Figure scripts
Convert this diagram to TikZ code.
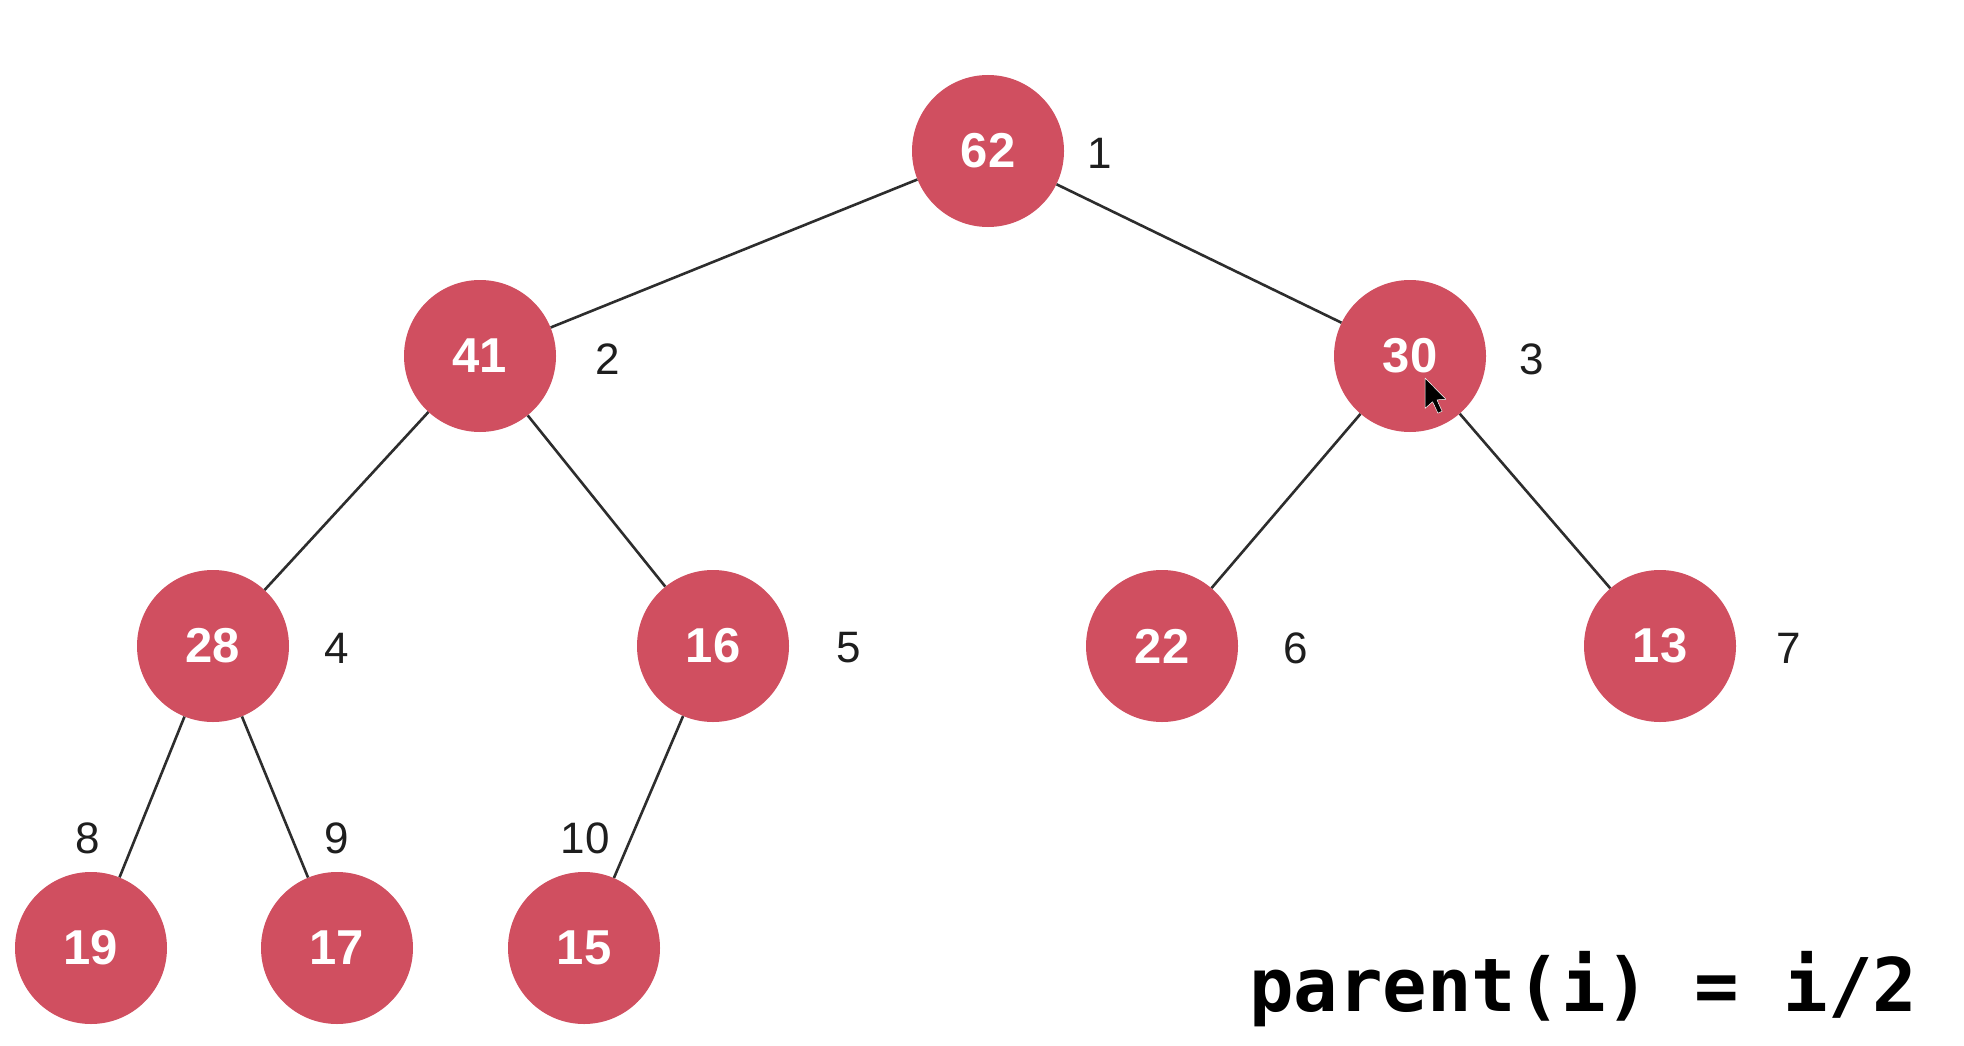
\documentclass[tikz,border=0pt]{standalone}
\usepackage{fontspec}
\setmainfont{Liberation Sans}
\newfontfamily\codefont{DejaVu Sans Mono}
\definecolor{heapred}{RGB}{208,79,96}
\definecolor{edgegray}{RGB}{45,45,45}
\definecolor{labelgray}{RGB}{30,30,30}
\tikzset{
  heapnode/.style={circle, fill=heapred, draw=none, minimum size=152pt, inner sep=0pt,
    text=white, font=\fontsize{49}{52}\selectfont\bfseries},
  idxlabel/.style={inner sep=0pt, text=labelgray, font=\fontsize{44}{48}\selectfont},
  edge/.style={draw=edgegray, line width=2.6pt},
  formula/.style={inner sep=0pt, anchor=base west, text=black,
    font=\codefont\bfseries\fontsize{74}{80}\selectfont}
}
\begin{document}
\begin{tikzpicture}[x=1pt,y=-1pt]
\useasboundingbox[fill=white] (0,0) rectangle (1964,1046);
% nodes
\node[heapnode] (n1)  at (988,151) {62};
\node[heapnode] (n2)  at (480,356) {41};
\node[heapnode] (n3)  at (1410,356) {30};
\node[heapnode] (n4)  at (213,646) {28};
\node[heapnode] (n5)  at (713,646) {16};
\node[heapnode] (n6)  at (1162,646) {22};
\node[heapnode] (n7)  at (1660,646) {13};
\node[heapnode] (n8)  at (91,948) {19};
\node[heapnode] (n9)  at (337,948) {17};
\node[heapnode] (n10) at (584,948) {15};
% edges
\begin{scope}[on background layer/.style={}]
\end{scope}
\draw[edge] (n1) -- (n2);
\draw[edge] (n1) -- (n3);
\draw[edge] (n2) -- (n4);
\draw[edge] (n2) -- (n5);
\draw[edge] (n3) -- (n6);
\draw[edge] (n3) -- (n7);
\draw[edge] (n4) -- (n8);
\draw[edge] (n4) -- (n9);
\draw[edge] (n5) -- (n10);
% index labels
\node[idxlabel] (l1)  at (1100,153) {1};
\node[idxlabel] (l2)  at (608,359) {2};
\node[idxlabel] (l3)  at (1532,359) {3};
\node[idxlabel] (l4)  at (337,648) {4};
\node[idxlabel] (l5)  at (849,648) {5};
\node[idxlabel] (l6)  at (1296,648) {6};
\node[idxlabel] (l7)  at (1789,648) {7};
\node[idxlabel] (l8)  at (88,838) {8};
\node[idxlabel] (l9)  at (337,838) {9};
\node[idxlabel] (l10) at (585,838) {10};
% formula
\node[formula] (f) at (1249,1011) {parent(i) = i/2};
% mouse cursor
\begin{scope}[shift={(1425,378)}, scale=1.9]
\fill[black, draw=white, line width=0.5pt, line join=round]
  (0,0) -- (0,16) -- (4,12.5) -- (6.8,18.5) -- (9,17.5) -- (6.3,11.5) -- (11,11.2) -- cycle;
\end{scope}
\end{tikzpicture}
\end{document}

* * *

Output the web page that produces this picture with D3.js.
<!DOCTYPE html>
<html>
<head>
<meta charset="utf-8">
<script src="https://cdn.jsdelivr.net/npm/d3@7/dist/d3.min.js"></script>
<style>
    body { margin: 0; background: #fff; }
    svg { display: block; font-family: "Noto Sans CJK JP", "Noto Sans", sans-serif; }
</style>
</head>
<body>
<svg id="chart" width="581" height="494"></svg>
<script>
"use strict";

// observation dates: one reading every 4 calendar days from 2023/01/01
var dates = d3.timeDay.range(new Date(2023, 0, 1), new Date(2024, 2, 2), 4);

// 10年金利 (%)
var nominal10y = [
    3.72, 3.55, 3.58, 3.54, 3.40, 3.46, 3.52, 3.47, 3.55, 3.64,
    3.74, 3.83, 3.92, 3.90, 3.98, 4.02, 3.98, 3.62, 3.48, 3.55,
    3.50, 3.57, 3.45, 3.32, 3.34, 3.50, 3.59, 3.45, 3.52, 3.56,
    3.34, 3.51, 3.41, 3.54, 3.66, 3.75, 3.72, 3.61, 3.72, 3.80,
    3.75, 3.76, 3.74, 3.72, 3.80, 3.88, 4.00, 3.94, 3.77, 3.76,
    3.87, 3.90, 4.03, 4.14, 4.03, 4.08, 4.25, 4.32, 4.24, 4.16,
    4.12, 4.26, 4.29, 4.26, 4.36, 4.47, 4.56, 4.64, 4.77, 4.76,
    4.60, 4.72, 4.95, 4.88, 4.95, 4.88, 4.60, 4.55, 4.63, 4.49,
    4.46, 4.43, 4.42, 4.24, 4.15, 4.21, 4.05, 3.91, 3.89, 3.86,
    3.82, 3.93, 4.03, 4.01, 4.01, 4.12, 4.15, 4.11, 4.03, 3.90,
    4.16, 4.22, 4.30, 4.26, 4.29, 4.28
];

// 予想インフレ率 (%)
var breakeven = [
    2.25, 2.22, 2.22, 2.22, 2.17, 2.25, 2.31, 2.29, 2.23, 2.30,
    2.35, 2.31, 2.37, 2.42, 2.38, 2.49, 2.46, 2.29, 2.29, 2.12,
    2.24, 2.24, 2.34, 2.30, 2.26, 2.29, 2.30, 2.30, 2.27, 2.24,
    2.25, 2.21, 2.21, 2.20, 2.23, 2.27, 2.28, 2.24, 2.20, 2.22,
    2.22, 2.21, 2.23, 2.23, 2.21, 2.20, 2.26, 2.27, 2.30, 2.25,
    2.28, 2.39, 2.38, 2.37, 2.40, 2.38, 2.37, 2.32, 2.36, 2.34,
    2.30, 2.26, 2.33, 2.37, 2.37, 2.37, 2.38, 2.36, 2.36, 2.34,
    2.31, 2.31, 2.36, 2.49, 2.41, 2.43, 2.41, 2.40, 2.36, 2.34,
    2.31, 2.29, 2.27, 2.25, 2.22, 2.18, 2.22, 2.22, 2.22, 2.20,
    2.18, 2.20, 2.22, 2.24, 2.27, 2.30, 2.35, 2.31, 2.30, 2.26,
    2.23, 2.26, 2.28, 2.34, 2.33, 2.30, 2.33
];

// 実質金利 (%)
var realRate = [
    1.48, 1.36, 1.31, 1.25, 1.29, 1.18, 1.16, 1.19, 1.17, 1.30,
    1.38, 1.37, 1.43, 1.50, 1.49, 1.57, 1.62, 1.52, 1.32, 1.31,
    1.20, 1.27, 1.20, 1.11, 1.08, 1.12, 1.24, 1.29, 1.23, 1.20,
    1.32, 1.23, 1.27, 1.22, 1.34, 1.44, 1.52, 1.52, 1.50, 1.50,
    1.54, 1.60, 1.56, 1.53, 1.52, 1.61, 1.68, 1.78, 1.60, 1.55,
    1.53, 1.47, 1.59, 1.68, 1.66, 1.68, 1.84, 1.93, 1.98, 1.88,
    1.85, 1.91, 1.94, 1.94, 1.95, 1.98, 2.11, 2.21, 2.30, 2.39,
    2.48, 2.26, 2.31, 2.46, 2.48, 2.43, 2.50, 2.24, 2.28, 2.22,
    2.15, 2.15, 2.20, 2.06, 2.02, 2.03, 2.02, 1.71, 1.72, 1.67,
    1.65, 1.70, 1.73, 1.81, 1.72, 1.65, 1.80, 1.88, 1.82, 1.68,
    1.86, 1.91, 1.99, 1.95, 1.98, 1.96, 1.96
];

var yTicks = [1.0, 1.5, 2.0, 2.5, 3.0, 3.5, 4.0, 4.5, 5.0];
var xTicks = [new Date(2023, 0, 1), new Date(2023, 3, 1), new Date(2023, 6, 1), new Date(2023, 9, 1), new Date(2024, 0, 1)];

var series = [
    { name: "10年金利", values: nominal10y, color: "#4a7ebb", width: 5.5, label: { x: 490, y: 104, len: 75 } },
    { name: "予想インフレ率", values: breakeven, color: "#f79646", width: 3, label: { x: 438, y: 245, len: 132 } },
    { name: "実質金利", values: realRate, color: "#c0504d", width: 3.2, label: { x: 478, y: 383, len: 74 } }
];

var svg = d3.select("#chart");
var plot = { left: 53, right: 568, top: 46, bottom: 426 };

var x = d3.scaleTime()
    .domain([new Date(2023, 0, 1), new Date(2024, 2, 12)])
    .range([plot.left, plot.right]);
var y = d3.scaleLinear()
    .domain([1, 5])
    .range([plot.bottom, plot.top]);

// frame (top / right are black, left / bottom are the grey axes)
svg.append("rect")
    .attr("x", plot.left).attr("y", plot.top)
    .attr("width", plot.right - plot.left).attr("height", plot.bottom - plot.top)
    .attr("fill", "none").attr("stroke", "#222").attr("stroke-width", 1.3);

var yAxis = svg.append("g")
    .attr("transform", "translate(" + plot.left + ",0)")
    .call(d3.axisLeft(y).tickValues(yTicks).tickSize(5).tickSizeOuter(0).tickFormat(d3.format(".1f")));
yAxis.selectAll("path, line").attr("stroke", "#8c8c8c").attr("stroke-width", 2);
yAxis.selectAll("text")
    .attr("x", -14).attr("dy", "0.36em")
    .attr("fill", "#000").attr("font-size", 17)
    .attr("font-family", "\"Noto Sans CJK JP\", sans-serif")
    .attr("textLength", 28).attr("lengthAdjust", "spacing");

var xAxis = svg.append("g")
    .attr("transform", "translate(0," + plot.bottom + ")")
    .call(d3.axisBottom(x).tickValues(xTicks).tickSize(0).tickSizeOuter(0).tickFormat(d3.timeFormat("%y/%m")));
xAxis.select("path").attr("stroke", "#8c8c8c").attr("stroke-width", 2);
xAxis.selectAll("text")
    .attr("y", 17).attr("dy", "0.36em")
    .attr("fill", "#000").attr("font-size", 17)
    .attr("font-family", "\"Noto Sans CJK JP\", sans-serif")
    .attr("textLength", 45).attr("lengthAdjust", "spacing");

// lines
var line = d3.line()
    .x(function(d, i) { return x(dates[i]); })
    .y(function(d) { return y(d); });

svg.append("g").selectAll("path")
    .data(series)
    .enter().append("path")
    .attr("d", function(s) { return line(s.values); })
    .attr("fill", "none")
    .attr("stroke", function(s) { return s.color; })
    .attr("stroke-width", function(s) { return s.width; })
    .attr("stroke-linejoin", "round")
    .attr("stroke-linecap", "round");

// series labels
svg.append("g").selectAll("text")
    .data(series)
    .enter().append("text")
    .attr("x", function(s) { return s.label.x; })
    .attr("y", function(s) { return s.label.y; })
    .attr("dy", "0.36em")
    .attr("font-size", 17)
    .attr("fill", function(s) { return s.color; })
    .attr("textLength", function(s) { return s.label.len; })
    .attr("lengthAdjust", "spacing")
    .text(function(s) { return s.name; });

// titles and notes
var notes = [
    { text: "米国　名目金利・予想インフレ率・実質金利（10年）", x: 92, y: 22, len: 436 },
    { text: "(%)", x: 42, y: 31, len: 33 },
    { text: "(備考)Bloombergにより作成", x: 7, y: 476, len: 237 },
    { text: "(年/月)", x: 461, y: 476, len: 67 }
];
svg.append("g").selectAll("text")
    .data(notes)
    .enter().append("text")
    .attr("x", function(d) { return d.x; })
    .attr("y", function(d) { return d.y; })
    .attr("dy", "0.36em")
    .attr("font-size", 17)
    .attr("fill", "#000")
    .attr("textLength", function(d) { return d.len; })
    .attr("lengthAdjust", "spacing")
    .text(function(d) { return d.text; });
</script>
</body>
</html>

▶ TASK
Reproduce only the lines from the one containing "Output the web" through the one containing "var dates = d3.timeDay.range(new", inclusive of both.

▶ WRITTEN SOLUTION
Output the web page that produces this picture with D3.js.
<!DOCTYPE html>
<html>
<head>
<meta charset="utf-8">
<script src="https://cdn.jsdelivr.net/npm/d3@7/dist/d3.min.js"></script>
<style>
    body { margin: 0; background: #fff; }
    svg { display: block; font-family: "Noto Sans CJK JP", "Noto Sans", sans-serif; }
</style>
</head>
<body>
<svg id="chart" width="581" height="494"></svg>
<script>
"use strict";

// observation dates: one reading every 4 calendar days from 2023/01/01
var dates = d3.timeDay.range(new Date(2023, 0, 1), new Date(2024, 2, 2), 4);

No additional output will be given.